GIVEN PROBLEM: Word for word, give the material below again, minus any images.
======== MATERIAL PROVIDED ========
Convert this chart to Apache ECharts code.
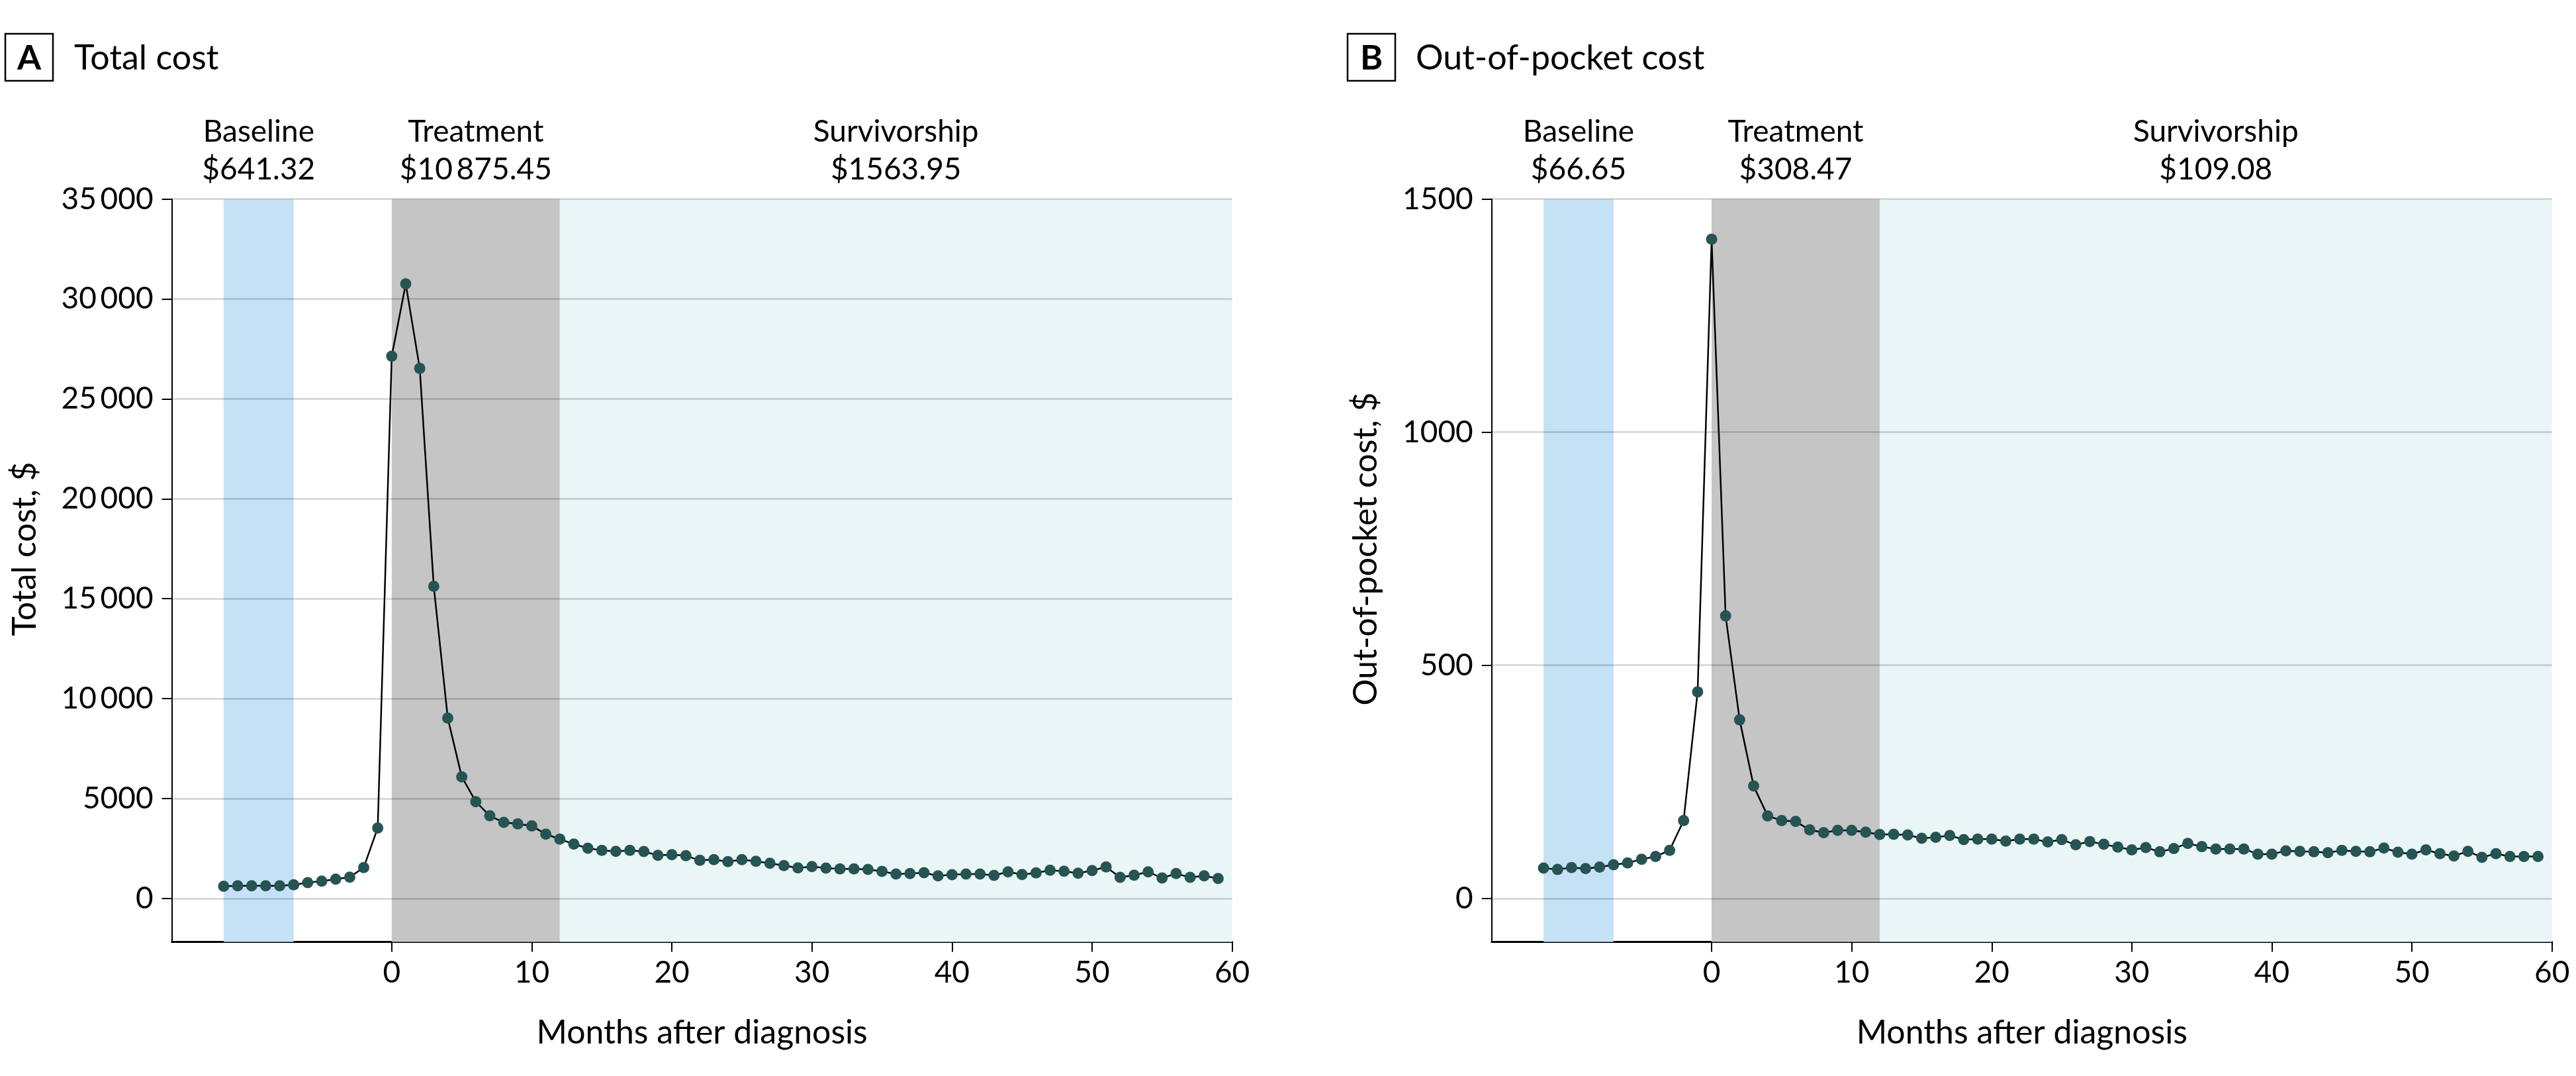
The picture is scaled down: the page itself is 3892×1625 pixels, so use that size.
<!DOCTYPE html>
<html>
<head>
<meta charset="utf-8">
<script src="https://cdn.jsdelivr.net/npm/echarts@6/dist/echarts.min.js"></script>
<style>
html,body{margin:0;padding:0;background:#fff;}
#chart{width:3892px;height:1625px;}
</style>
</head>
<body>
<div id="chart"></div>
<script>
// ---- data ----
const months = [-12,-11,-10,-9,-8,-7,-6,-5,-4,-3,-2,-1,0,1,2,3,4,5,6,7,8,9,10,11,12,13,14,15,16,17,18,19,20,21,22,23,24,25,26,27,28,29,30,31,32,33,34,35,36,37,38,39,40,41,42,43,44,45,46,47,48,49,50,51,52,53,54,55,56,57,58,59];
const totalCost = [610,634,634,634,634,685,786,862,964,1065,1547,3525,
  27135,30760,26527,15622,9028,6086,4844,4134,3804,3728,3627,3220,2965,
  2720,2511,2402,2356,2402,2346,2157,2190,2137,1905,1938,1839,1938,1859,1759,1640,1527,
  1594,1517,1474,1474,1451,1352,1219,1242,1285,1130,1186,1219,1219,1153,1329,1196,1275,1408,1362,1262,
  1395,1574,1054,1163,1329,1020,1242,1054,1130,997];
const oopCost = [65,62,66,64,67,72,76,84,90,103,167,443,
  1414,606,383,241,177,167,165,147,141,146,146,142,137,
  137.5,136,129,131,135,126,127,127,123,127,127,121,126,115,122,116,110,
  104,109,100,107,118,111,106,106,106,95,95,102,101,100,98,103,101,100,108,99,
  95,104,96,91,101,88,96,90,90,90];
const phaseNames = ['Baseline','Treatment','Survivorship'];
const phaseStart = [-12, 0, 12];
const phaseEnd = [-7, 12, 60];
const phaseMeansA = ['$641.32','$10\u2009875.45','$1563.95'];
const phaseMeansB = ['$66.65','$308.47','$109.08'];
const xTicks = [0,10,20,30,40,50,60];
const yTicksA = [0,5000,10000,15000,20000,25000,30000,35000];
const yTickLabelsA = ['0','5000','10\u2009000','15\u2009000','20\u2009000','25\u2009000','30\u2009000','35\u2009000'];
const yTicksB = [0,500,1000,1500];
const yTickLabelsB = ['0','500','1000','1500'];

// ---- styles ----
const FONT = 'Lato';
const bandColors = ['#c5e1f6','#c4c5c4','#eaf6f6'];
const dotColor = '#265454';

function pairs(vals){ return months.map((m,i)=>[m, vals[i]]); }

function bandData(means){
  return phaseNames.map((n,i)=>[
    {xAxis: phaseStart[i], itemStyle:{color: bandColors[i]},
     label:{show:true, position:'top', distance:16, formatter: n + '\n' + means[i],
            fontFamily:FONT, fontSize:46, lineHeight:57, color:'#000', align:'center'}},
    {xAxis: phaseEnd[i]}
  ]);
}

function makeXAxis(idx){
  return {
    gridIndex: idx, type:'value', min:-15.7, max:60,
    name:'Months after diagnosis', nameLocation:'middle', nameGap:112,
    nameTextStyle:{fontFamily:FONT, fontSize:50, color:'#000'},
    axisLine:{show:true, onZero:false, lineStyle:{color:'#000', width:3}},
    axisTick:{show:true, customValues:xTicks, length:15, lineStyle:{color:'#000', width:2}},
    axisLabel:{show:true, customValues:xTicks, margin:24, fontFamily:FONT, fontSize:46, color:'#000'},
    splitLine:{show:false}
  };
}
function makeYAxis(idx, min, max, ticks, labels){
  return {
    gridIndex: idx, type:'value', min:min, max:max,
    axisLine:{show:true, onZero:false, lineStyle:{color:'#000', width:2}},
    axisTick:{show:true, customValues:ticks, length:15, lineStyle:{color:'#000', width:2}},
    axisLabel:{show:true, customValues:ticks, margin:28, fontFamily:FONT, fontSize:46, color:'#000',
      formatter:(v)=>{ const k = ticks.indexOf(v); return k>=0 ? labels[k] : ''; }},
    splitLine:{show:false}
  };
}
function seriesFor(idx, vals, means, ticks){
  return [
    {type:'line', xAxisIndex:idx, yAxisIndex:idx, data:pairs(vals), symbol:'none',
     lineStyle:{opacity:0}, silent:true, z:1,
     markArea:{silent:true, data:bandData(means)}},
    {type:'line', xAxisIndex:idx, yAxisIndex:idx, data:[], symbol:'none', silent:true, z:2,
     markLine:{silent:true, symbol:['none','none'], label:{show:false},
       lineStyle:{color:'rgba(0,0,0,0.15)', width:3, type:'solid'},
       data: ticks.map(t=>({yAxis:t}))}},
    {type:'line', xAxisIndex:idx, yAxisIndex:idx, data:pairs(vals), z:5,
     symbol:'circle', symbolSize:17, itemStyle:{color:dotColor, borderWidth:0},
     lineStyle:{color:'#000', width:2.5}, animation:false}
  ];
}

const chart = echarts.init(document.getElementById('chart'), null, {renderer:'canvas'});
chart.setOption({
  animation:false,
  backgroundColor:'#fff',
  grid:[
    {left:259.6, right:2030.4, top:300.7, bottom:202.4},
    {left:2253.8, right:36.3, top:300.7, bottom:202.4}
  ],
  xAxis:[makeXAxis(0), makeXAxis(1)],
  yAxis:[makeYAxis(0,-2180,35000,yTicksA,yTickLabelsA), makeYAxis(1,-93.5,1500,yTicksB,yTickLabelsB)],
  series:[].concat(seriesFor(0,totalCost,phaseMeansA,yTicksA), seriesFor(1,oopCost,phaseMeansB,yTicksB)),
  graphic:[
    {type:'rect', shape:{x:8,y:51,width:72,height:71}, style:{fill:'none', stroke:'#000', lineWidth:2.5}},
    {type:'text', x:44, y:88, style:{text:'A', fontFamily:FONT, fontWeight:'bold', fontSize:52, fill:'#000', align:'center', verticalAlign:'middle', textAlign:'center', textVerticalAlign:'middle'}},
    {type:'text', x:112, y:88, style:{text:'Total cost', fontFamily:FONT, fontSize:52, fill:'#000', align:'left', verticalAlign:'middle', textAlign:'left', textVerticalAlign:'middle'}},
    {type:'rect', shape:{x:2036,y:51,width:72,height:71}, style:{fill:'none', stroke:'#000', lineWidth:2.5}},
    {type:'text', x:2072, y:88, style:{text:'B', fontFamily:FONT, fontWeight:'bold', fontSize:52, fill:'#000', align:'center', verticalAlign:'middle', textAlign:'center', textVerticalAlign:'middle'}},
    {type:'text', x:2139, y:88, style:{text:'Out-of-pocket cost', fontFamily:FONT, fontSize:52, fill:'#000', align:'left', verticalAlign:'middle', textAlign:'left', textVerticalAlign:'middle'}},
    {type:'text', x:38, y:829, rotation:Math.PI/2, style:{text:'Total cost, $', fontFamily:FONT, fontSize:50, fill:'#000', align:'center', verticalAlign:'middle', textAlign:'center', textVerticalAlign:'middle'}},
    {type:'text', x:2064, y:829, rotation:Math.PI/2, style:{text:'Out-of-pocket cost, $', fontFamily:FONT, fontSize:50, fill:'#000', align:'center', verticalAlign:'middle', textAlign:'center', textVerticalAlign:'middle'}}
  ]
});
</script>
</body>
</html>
========
ANSWER TO THIS PROBLEM:
Convert this chart to Apache ECharts code.
The picture is scaled down: the page itself is 3892×1625 pixels, so use that size.
<!DOCTYPE html>
<html>
<head>
<meta charset="utf-8">
<script src="https://cdn.jsdelivr.net/npm/echarts@6/dist/echarts.min.js"></script>
<style>
html,body{margin:0;padding:0;background:#fff;}
#chart{width:3892px;height:1625px;}
</style>
</head>
<body>
<div id="chart"></div>
<script>
// ---- data ----
const months = [-12,-11,-10,-9,-8,-7,-6,-5,-4,-3,-2,-1,0,1,2,3,4,5,6,7,8,9,10,11,12,13,14,15,16,17,18,19,20,21,22,23,24,25,26,27,28,29,30,31,32,33,34,35,36,37,38,39,40,41,42,43,44,45,46,47,48,49,50,51,52,53,54,55,56,57,58,59];
const totalCost = [610,634,634,634,634,685,786,862,964,1065,1547,3525,
  27135,30760,26527,15622,9028,6086,4844,4134,3804,3728,3627,3220,2965,
  2720,2511,2402,2356,2402,2346,2157,2190,2137,1905,1938,1839,1938,1859,1759,1640,1527,
  1594,1517,1474,1474,1451,1352,1219,1242,1285,1130,1186,1219,1219,1153,1329,1196,1275,1408,1362,1262,
  1395,1574,1054,1163,1329,1020,1242,1054,1130,997];
const oopCost = [65,62,66,64,67,72,76,84,90,103,167,443,
  1414,606,383,241,177,167,165,147,141,146,146,142,137,
  137.5,136,129,131,135,126,127,127,123,127,127,121,126,115,122,116,110,
  104,109,100,107,118,111,106,106,106,95,95,102,101,100,98,103,101,100,108,99,
  95,104,96,91,101,88,96,90,90,90];
const phaseNames = ['Baseline','Treatment','Survivorship'];
const phaseStart = [-12, 0, 12];
const phaseEnd = [-7, 12, 60];
const phaseMeansA = ['$641.32','$10\u2009875.45','$1563.95'];
const phaseMeansB = ['$66.65','$308.47','$109.08'];
const xTicks = [0,10,20,30,40,50,60];
const yTicksA = [0,5000,10000,15000,20000,25000,30000,35000];
const yTickLabelsA = ['0','5000','10\u2009000','15\u2009000','20\u2009000','25\u2009000','30\u2009000','35\u2009000'];
const yTicksB = [0,500,1000,1500];
const yTickLabelsB = ['0','500','1000','1500'];

// ---- styles ----
const FONT = 'Lato';
const bandColors = ['#c5e1f6','#c4c5c4','#eaf6f6'];
const dotColor = '#265454';

function pairs(vals){ return months.map((m,i)=>[m, vals[i]]); }

function bandData(means){
  return phaseNames.map((n,i)=>[
    {xAxis: phaseStart[i], itemStyle:{color: bandColors[i]},
     label:{show:true, position:'top', distance:16, formatter: n + '\n' + means[i],
            fontFamily:FONT, fontSize:46, lineHeight:57, color:'#000', align:'center'}},
    {xAxis: phaseEnd[i]}
  ]);
}

function makeXAxis(idx){
  return {
    gridIndex: idx, type:'value', min:-15.7, max:60,
    name:'Months after diagnosis', nameLocation:'middle', nameGap:112,
    nameTextStyle:{fontFamily:FONT, fontSize:50, color:'#000'},
    axisLine:{show:true, onZero:false, lineStyle:{color:'#000', width:3}},
    axisTick:{show:true, customValues:xTicks, length:15, lineStyle:{color:'#000', width:2}},
    axisLabel:{show:true, customValues:xTicks, margin:24, fontFamily:FONT, fontSize:46, color:'#000'},
    splitLine:{show:false}
  };
}
function makeYAxis(idx, min, max, ticks, labels){
  return {
    gridIndex: idx, type:'value', min:min, max:max,
    axisLine:{show:true, onZero:false, lineStyle:{color:'#000', width:2}},
    axisTick:{show:true, customValues:ticks, length:15, lineStyle:{color:'#000', width:2}},
    axisLabel:{show:true, customValues:ticks, margin:28, fontFamily:FONT, fontSize:46, color:'#000',
      formatter:(v)=>{ const k = ticks.indexOf(v); return k>=0 ? labels[k] : ''; }},
    splitLine:{show:false}
  };
}
function seriesFor(idx, vals, means, ticks){
  return [
    {type:'line', xAxisIndex:idx, yAxisIndex:idx, data:pairs(vals), symbol:'none',
     lineStyle:{opacity:0}, silent:true, z:1,
     markArea:{silent:true, data:bandData(means)}},
    {type:'line', xAxisIndex:idx, yAxisIndex:idx, data:[], symbol:'none', silent:true, z:2,
     markLine:{silent:true, symbol:['none','none'], label:{show:false},
       lineStyle:{color:'rgba(0,0,0,0.15)', width:3, type:'solid'},
       data: ticks.map(t=>({yAxis:t}))}},
    {type:'line', xAxisIndex:idx, yAxisIndex:idx, data:pairs(vals), z:5,
     symbol:'circle', symbolSize:17, itemStyle:{color:dotColor, borderWidth:0},
     lineStyle:{color:'#000', width:2.5}, animation:false}
  ];
}

const chart = echarts.init(document.getElementById('chart'), null, {renderer:'canvas'});
chart.setOption({
  animation:false,
  backgroundColor:'#fff',
  grid:[
    {left:259.6, right:2030.4, top:300.7, bottom:202.4},
    {left:2253.8, right:36.3, top:300.7, bottom:202.4}
  ],
  xAxis:[makeXAxis(0), makeXAxis(1)],
  yAxis:[makeYAxis(0,-2180,35000,yTicksA,yTickLabelsA), makeYAxis(1,-93.5,1500,yTicksB,yTickLabelsB)],
  series:[].concat(seriesFor(0,totalCost,phaseMeansA,yTicksA), seriesFor(1,oopCost,phaseMeansB,yTicksB)),
  graphic:[
    {type:'rect', shape:{x:8,y:51,width:72,height:71}, style:{fill:'none', stroke:'#000', lineWidth:2.5}},
    {type:'text', x:44, y:88, style:{text:'A', fontFamily:FONT, fontWeight:'bold', fontSize:52, fill:'#000', align:'center', verticalAlign:'middle', textAlign:'center', textVerticalAlign:'middle'}},
    {type:'text', x:112, y:88, style:{text:'Total cost', fontFamily:FONT, fontSize:52, fill:'#000', align:'left', verticalAlign:'middle', textAlign:'left', textVerticalAlign:'middle'}},
    {type:'rect', shape:{x:2036,y:51,width:72,height:71}, style:{fill:'none', stroke:'#000', lineWidth:2.5}},
    {type:'text', x:2072, y:88, style:{text:'B', fontFamily:FONT, fontWeight:'bold', fontSize:52, fill:'#000', align:'center', verticalAlign:'middle', textAlign:'center', textVerticalAlign:'middle'}},
    {type:'text', x:2139, y:88, style:{text:'Out-of-pocket cost', fontFamily:FONT, fontSize:52, fill:'#000', align:'left', verticalAlign:'middle', textAlign:'left', textVerticalAlign:'middle'}},
    {type:'text', x:38, y:829, rotation:Math.PI/2, style:{text:'Total cost, $', fontFamily:FONT, fontSize:50, fill:'#000', align:'center', verticalAlign:'middle', textAlign:'center', textVerticalAlign:'middle'}},
    {type:'text', x:2064, y:829, rotation:Math.PI/2, style:{text:'Out-of-pocket cost, $', fontFamily:FONT, fontSize:50, fill:'#000', align:'center', verticalAlign:'middle', textAlign:'center', textVerticalAlign:'middle'}}
  ]
});
</script>
</body>
</html>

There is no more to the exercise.